With a few notable exceptions (Stuart Gordon, Larry Cohen), my horror-auteur gods have been letting me down in recent years. Granted, artists like George A. Romero and Dario Argento are working with much bigger budgets, and greater public expectations than Jean Rollin has ever had to deal with, and maybe that, in and of itself, is partly the kiss of death for these comparative big shots.
Why do I consider myself a huge Rollin fan, yet I've never, until now, watched a film of his later than The Living Dead Girl (1982)? Maybe I didn't want to risk having the master of vampire chateaus, beguiling female malefactors, moody beach scenes and the darkly absurd shot down in my estimation. Boy was I wrong. It took the recommendation of WFMU / My Castle of Quiet super-listener Richard Ridden to coax me into taking a chance on Rollin's 2002 feature, Fiancée of Dracula, and I have nothing but good things to report.
First of all, it's amazing to me that the same, crumbling, ruined pier Rollin has been using as a location since the late 1960s has never been fixed up (perhaps that's French infrastructure for you), and in this film, he's used that craggy pier for one of his most compelling seaside visions ever. Secondly, the classic Rollin motif of grandfather clocks as a travel portal for the undead is employed here again, some 30 years after the director's phantasmagorical 1971 feature, Le frisson des vampires.

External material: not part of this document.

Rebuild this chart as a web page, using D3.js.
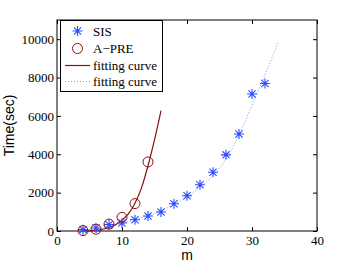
<!DOCTYPE html>
<html>
<head>
<meta charset="utf-8">
<script src="https://cdn.jsdelivr.net/npm/d3@7"></script>
<style>
  html, body { margin: 0; padding: 0; background: #fff; }
  svg { display: block; }
  .serif { font-family: "Liberation Serif", "Times New Roman", Times, "DejaVu Serif", serif; }
  .sans { font-family: "Liberation Sans", Arial, Helvetica, sans-serif; }
</style>
</head>
<body>
<svg id="chart" width="350" height="264"></svg>
<script>
// values
const sisM = [4, 6, 8, 10, 12, 14, 16, 18, 20, 22, 24, 26, 28, 30, 32];
const sisTime = [70, 155, 330, 415, 590, 780, 990, 1420, 1840, 2410, 3065, 3970, 5060, 7140, 7690];

const apreM = [4, 6, 8, 10, 12, 14];
const apreTime = [20, 90, 360, 710, 1430, 3600];

// fitted curves
const apreFitM = [4, 5, 6, 7, 8, 9, 10, 11, 12, 13, 14, 15, 16];
const apreFitTime = [0, 10, 40, 90, 180, 330, 560, 900, 1450, 2250, 3400, 4750, 6270];

const sisFitM = [4, 6, 8, 10, 12, 14, 16, 18, 20, 22, 24, 26, 28, 30, 32, 34];
const sisFitTime = [40, 110, 230, 390, 580, 800, 1060, 1380, 1780, 2280, 2900, 3750, 5000, 6550, 8150, 9800];

const xTicks = [0, 10, 20, 30, 40];
const yTicks = [0, 2000, 4000, 6000, 8000, 10000];

const legendLabels = ['SIS', 'A\u2212PRE', 'fitting curve', 'fitting curve'];

const margin = { left: 57, right: 33, top: 20, bottom: 33 };
const W = 350, H = 264;
const svg = d3.select('#chart');

const x = d3.scaleLinear().domain([0, 40]).range([margin.left, W - margin.right]);
const y = d3.scaleLinear().domain([0, 11000]).range([H - margin.bottom, margin.top]);

const blue = '#2a4bff';
const red = '#8b1010';
const lightBlue = '#8090ff';

// axes, ticks inside like matlab
const styleAxis = g => {
  g.attr('font-family', null);
  g.select('.domain').remove();
  g.selectAll('line').attr('stroke', '#000');
  g.selectAll('text').attr('class', 'serif').attr('font-size', 13).attr('fill', '#000');
};

svg.append('g')
  .attr('transform', `translate(0,${y(0)})`)
  .call(d3.axisBottom(x).tickValues(xTicks).tickSize(-4).tickPadding(5).tickFormat(d3.format('d')))
  .call(styleAxis);
svg.append('g')
  .attr('transform', `translate(0,${y(11000)})`)
  .call(d3.axisTop(x).tickValues(xTicks).tickSize(-4).tickFormat(''))
  .call(styleAxis);
svg.append('g')
  .attr('transform', `translate(${x(0)},0)`)
  .call(d3.axisLeft(y).tickValues(yTicks).tickSize(-4).tickPadding(3).tickFormat(d3.format('d')))
  .call(styleAxis);
svg.append('g')
  .attr('transform', `translate(${x(40)},0)`)
  .call(d3.axisRight(y).tickValues(yTicks).tickSize(-4).tickFormat(''))
  .call(styleAxis);

svg.append('rect')
  .attr('x', x(0)).attr('y', y(11000))
  .attr('width', x(40) - x(0)).attr('height', y(0) - y(11000))
  .attr('fill', 'none').attr('stroke', '#000').attr('stroke-width', 1);

// curves
const line = d3.line().x(d => x(d[0])).y(d => y(d[1])).curve(d3.curveMonotoneX);

svg.append('path')
  .attr('d', line(sisFitM.map((m, i) => [m, sisFitTime[i]])))
  .attr('fill', 'none').attr('stroke', lightBlue).attr('stroke-width', 1)
  .attr('stroke-dasharray', '1,2');

svg.append('path')
  .attr('d', line(apreFitM.map((m, i) => [m, apreFitTime[i]])))
  .attr('fill', 'none').attr('stroke', red).attr('stroke-width', 1.2);

// markers
const starPath = (r) => {
  const d = r * 0.72;
  return `M${-r},0H${r}M0,${-r}V${r}M${-d},${-d}L${d},${d}M${-d},${d}L${d},${-d}`;
};

svg.append('g').selectAll('path')
  .data(sisM.map((m, i) => [m, sisTime[i]]))
  .join('path')
  .attr('transform', d => `translate(${x(d[0])},${y(d[1])})`)
  .attr('d', starPath(5))
  .attr('stroke', blue).attr('stroke-width', 1.1).attr('fill', 'none');

svg.append('g').selectAll('circle')
  .data(apreM.map((m, i) => [m, apreTime[i]]))
  .join('circle')
  .attr('cx', d => x(d[0])).attr('cy', d => y(d[1])).attr('r', 5)
  .attr('fill', 'none').attr('stroke', red).attr('stroke-width', 1);

// legend
const lg = svg.append('g');
lg.append('rect')
  .attr('x', 60.5).attr('y', 20.5).attr('width', 102).attr('height', 71)
  .attr('fill', '#fff').attr('stroke', '#000').attr('stroke-width', 1);

const rowY = [31, 48.5, 65.5, 81.5];
lg.append('path').attr('transform', `translate(77.5,${rowY[0]})`)
  .attr('d', starPath(5)).attr('stroke', blue).attr('stroke-width', 1.1);
lg.append('circle').attr('cx', 77.5).attr('cy', rowY[1]).attr('r', 5)
  .attr('fill', 'none').attr('stroke', red);
lg.append('line').attr('x1', 65).attr('x2', 90).attr('y1', rowY[2]).attr('y2', rowY[2])
  .attr('stroke', red).attr('stroke-width', 1.2);
lg.append('line').attr('x1', 65).attr('x2', 90).attr('y1', rowY[3]).attr('y2', rowY[3])
  .attr('stroke', lightBlue).attr('stroke-dasharray', '1,2');

lg.selectAll('text').data(legendLabels).join('text')
  .attr('class', 'serif')
  .attr('x', 93).attr('y', (d, i) => rowY[i]).attr('dy', '0.35em')
  .attr('font-size', 13).attr('fill', '#000')
  .text(d => d);

// axis titles
svg.append('text')
  .attr('class', 'sans')
  .attr('x', (x(0) + x(40)) / 2).attr('y', 260)
  .attr('text-anchor', 'middle').attr('font-size', 14)
  .text('m');
svg.append('text')
  .attr('class', 'sans')
  .attr('transform', `translate(13.5,${(y(0) + y(11000)) / 2}) rotate(-90)`)
  .attr('text-anchor', 'middle').attr('font-size', 14)
  .text('Time(sec)');
</script>
</body>
</html>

What other visual and conceptual delights fill out the body of Fiancée of Dracula? What say thee to a convent of mad nuns, who smoke pipes and cigars, don funnels and quote Jarry, and have a mean kick in the bargain? Or a salacious blonde ogress, who feeds on live infants? How about a mind-boggling scene—perhaps the best in the whole film—in which a nun, having been brutally slaughtered, suddenly rises up and carries around her own bleeding heart? All this and more, including a minor, but pivotal role, played by Rollin's long-time star, the lovely Brigitte Lahaie. I fear if I say too much, I will most certainly curb your surprise and pleasure in watching this film. It's enough to say that maestro Rollin has maintained the visual sense, absurdity, and moody, ethereal vibrations that have defined his filmmaking career from the very start.